Pyle: Bigger guns, bigger money, make Bill of Rights questionable

This is an archived article that was published on sltrib.com in 2014, and information in the article may be outdated. It is provided only for personal research purposes and may not be reprinted.

The John Roberts Supreme Court is to the First Amendment what the TEC-9 assault weapon is to the Second Amendment. They both make thoughtful people occasionally wonder whether the Bill of Rights was really such a good idea.

In their defense, of course, the authors of the Constitution, who won their freedom with both speech and arms, did not anticipate an age of rapid-firing, armor-piercing Tommy guns finding their way into the hands of our apparently increasing number of anti-social, troubled and just plain crazy neighbors.

To them, the right to bear arms meant — ironically enough to Federalist Papers author and dueling fatality Alexander Hamilton — single-shot flintlocks at 20 paces.

And they did not anticipate an age of an all-encompassing, brainwashing mass media that, thanks to the judicial system that they also invented, now has the constitutional right to deliver tsunami-like waves of propaganda and outright lies in order to decide who will be elected to Congress and to the presidency.

To them, the freedom of speech and of the press meant — specifically to New York Post founder and Thomas Jefferson-smearer Alexander Hamilton — flocks of vulgar broadsheets that unabashedly spread partisan vitriol in all directions.

To the creators of the Bill of Rights, in 1789, the right to bear arms and the freedom of speech were equalizers. Everyone could have a gun that was about as powerful as the other guy's gun. Every political faction could print nasty stuff about the other political faction. No equality of outcomes, to use a more modern political expression, but equality of opportunity.

Not anymore. The right to bear arms is too firmly embedded in the American culture to ever be removed. But it has become a seriously unequal environment.

On one side, the civilized majority of folk who feel no need or desire for firearms and, on the other, a vocal and, just occasionally, demented minority that seems to believe that it is not safe unless it actively makes other people unsafe.

A group that is, in turn, actually defenseless against so much as one rogue CIA detachment with a Predator drone.

Freedom of speech and of the press is not overtly being challenged because everyone wants to claim that what they want to do is supported by the First Amendment. But it is, like the domestic arms race, losing its charm as a means to equality.

Last week's Supreme Court ruling in the McCutcheon case, like its 2010 Citizens United decision, is based on the idea that free speech and free press mean the government cannot tell people not to give or spend money to promote ideas and candidates that they like. If some of those people are very, very rich — in part because some of those people aren't really people at all, but corporations — well, sometimes freedom is messy.

The counterweight to a situation that the founders never anticipated — a huge inequality of wealth combined with ubiquitous mass media — is another development that the politicians of the 18th century also never dreamed of — an independent and professional news media that seeks the truth, not partisan or personal advantage.

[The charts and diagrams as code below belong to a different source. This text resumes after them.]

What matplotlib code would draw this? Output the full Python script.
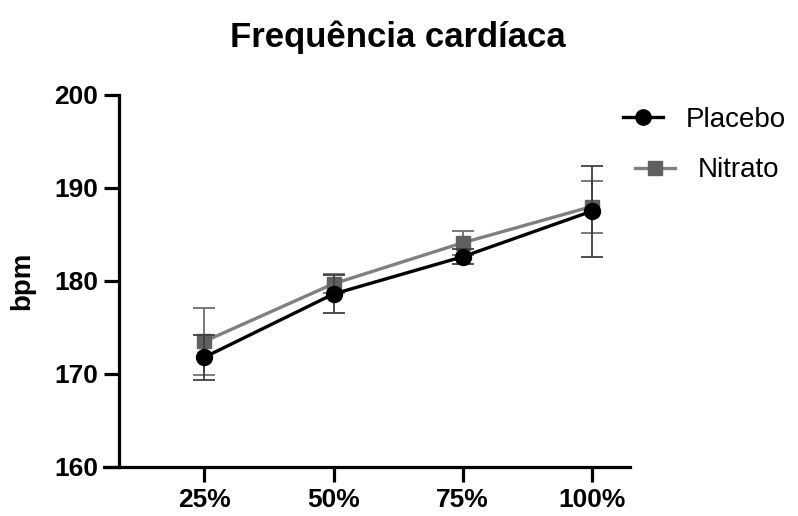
import matplotlib.pyplot as plt
from matplotlib.lines import Line2D

plt.rcParams['font.family'] = ['Liberation Sans', 'DejaVu Sans']

# intensidade do exercício
stages = ['25%', '50%', '75%', '100%']
placebo_mean = [171.8, 178.6, 182.6, 187.5]
placebo_sd = [2.4, 2.0, 0.8, 4.9]
nitrato_mean = [173.5, 179.7, 184.1, 188.0]
nitrato_sd = [3.6, 1.0, 1.3, 2.8]

x = list(range(1, len(stages) + 1))

fig = plt.figure(figsize=(7.98, 5.16), dpi=100)
ax = fig.add_axes([0.130, 0.095, 0.66, 0.721])

ax.errorbar(x, nitrato_mean, yerr=nitrato_sd, color='#808080', lw=2.4,
            marker='s', ms=10, mfc='#606060', mec='#606060',
            ecolor='#707070', elinewidth=1.3, capsize=8, capthick=1.3, zorder=2)
ax.errorbar(x, placebo_mean, yerr=placebo_sd, color='black', lw=2.4,
            marker='o', ms=11.5, ecolor='#404040', elinewidth=1.3,
            capsize=8, capthick=1.3, zorder=3)

ax.set_xlim(0.22, 4.3)
ax.set_ylim(160, 200)
ax.set_yticks([160, 170, 180, 190, 200])
ax.set_xticks(x)
ax.set_xticklabels(stages)

ax.spines['top'].set_visible(False)
ax.spines['right'].set_visible(False)
ax.spines['left'].set_position(('data', 0.34))
ax.spines['left'].set_linewidth(2.3)
ax.spines['bottom'].set_linewidth(2.3)
ax.tick_params(width=2.3, length=11, labelsize=19, pad=4)
for lbl in ax.get_xticklabels() + ax.get_yticklabels():
    lbl.set_fontweight('bold')

ax.set_ylabel('bpm', fontsize=20, fontweight='bold')
ax.yaxis.set_label_coords(-0.131, 0.5)
fig.suptitle('Frequência cardíaca', fontsize=25, fontweight='bold', x=0.498, y=0.96)

# legenda: cada entrada separada, como no Prism
h_placebo = Line2D([], [], color='black', lw=2.4, marker='o', ms=11)
h_nitrato = Line2D([], [], color='#808080', lw=2.4, marker='s', ms=10,
                   mfc='#606060', mec='#606060')
leg1 = fig.legend([h_placebo], ['Placebo'], loc='center left',
                  bbox_to_anchor=(0.767, 0.768), frameon=False, fontsize=20,
                  handlelength=1.45, handletextpad=0.8, borderaxespad=0)
leg2 = fig.legend([h_nitrato], ['Nitrato'], loc='center left',
                  bbox_to_anchor=(0.782, 0.670), frameon=False, fontsize=20,
                  handlelength=1.45, handletextpad=0.8, borderaxespad=0)

fig.savefig('out.png', dpi=100)
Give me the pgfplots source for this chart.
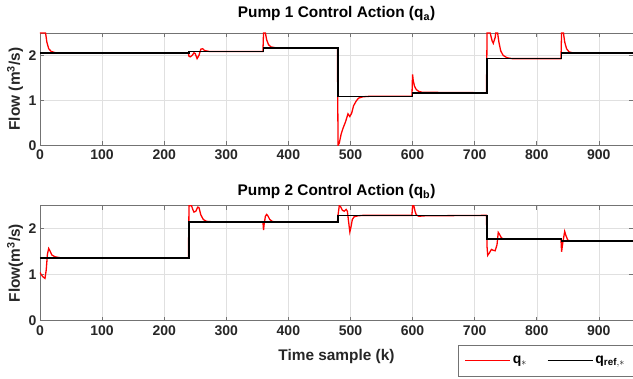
\documentclass[border=0pt]{standalone}
\usepackage{pgfplots}
\pgfplotsset{compat=1.18}
\usepackage{fontspec}
\setmainfont{Liberation Sans}
\newcommand{\tickfont}{\fontsize{14}{16}\selectfont\bfseries}
\newcommand{\labfont}{\fontsize{15.4}{17}\selectfont\bfseries}
\definecolor{axgray}{gray}{0.45}
\definecolor{txtgray}{gray}{0.15}
\pgfplotsset{
  myax/.style={
    scale only axis, width=593pt,
    xmin=0, xmax=955, ymin=0, ymax=2.5,
    xtick={0,100,...,900}, ytick={0,1,2},
    grid=major, major grid style={draw=black!12, line width=0.5pt},
    axis line style={draw=axgray, line width=0.6pt},
    tick style={draw=axgray, line width=0.6pt},
    major tick length=4pt,
    tick align=inside, tick pos=both,
    /pgf/number format/assume math mode=true,
    tick label style={font=\tickfont, text=txtgray},
    xticklabel style={yshift=-1pt},
    yticklabel style={xshift=0pt},
    label style={font=\labfont, text=txtgray},
    title style={font=\labfont, text=black, anchor=base},
    ylabel style={at={(axis description cs:-0.042,0.5)}, anchor=center},
  }
}
\begin{document}
\begin{tikzpicture}
\begin{axis}[myax, height=112.3pt, at={(0,0)}, anchor=south west,
  title={Pump 1 Control Action (q$_\mathbf{a}$)},
  title style={at={(axis description cs:0.5,1)}, yshift=9pt},
  ylabel={Flow (m$^\mathbf{3}$/s)}]
\addplot[red, line width=1.3pt] coordinates {
(0,2.5)(9,2.5)(11,2.3)(14,2.15)(18,2.09)(25,2.06)(35,2.05)(239,2.05)(240,1.98)(242,1.97)(245,2.0)(248,2.06)(250,2.04)(253,1.93)(256,2.0)(259,2.14)(262,2.15)(265,2.11)(272,2.09)(359,2.09)(360,2.5)(363,2.5)(365,2.35)(368,2.24)(372,2.19)(380,2.17)(479,2.17)(480,0)(482,0.05)(485,0.25)(488,0.38)(492,0.52)(496,0.70)(499,0.64)(502,0.72)(505,0.88)(509,0.98)(513,1.05)(520,1.08)(530,1.09)(599,1.09)(600,1.58)(601,1.45)(603,1.32)(606,1.24)(610,1.2)(616,1.18)(719,1.17)(720,2.5)(725,2.5)(728,2.33)(730,2.27)(733,2.4)(734,2.5)(737,2.5)(739,2.3)(742,2.1)(746,2.0)(752,1.95)(760,1.93)(839,1.93)(840,2.5)(843,2.5)(845,2.3)(848,2.15)(852,2.08)(860,2.05)(955,2.05)
};
\addplot[black, line width=1.6pt] coordinates {
(0,2.05)(240,2.05)(240,2.09)(360,2.09)(360,2.17)(480,2.17)(480,1.09)(600,1.09)(600,1.17)(720,1.17)(720,1.93)(840,1.93)(840,2.05)(955,2.05)
};
\end{axis}
\begin{axis}[myax, height=115pt, at={(0,-175.4pt)}, anchor=south west,
  title={Pump 2 Control Action (q$_\mathbf{b}$)},
  title style={at={(axis description cs:0.5,1)}, yshift=4pt},
  ylabel={Flow(m$^\mathbf{3}$/s)},
  xlabel={Time sample (k)},
  xlabel style={at={(axis description cs:0.5,0)}, anchor=center, yshift=-36pt},
  legend columns=2,
  legend style={at={(axis description cs:1,-0.211)}, anchor=north east,
    draw=axgray, font=\tickfont, text=black, inner xsep=6pt, inner ysep=9pt,
    /tikz/every even column/.append style={column sep=18pt}},
  legend image code/.code={\draw[#1] (0pt,0pt) -- (45pt,0pt);}]
\addplot[red, line width=1.3pt] coordinates {
(0,1.05)(2,1.0)(5,0.95)(8,0.92)(10,1.1)(12,1.45)(14,1.57)(16,1.52)(19,1.43)(24,1.39)(32,1.37)(45,1.36)(239,1.36)(240,2.5)(244,2.5)(246,2.42)(248,2.36)(251,2.38)(254,2.47)(256,2.46)(259,2.3)(263,2.2)(268,2.16)(278,2.15)(359,2.15)(360,1.97)(361,2.1)(363,2.27)(365,2.31)(367,2.28)(370,2.2)(374,2.16)(380,2.14)(479,2.14)(480,2.3)(482,2.5)(484,2.48)(487,2.4)(490,2.38)(493,2.42)(495,2.38)(497,2.15)(499,1.93)(501,2.05)(503,2.2)(506,2.26)(512,2.28)(520,2.29)(599,2.29)(600,2.5)(602,2.5)(604,2.38)(606,2.3)(610,2.27)(620,2.28)(719,2.29)(720,1.6)(721,1.42)(724,1.48)(727,1.55)(730,1.53)(733,1.52)(736,1.65)(738,1.92)(740,1.88)(743,1.8)(748,1.77)(839,1.77)(840,1.5)(842,1.7)(845,1.94)(847,1.85)(850,1.75)(855,1.73)(955,1.73)
};
\addlegendentry{q$_\ast$}
\addplot[black, line width=1.6pt] coordinates {
(0,1.36)(240,1.36)(240,2.15)(360,2.15)(360,2.14)(480,2.14)(480,2.29)(720,2.29)(720,1.77)(840,1.77)(840,1.73)(955,1.73)
};
\addlegendentry{q$_{\mathbf{ref},\ast}$}
\end{axis}
\pgfresetboundingbox
\useasboundingbox (-40pt,145.3pt) rectangle (593pt,-233.7pt);
\end{tikzpicture}
\end{document}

With such an institution in place, we could stick to the idea that anyone can say anything, even with the new factor that some people can afford to say a million times more than others, and the bloodhounds and fact-checkers of the media will help the citizenry sort it all out, no matter how much money the Koch brothers and Sheldon Adleson spend trying to get their bought-and-paid-for stooges into office.

Except, that institution is on shaky ground. A new study from the Pew Research Center calculates that revenues supporting American journalism fell by one third since 2006, and that all professional journalism operations are having to rely more and more on income from readers — or angel investors — and less and less from the advertisers who used to bear most of the freight.

Free speech works the way the Supreme Court thinks it does by being self-policing, not government supervised. Without a strong independent press, it won't be self-regulating any more.

And that will deliver political power to the oligarchs much faster, and much more permanently, than any Supreme Court ruling.

George Pyle, a Tribune editorial writer, only writes this stuff because he isn't rich enough to buy his own politicians.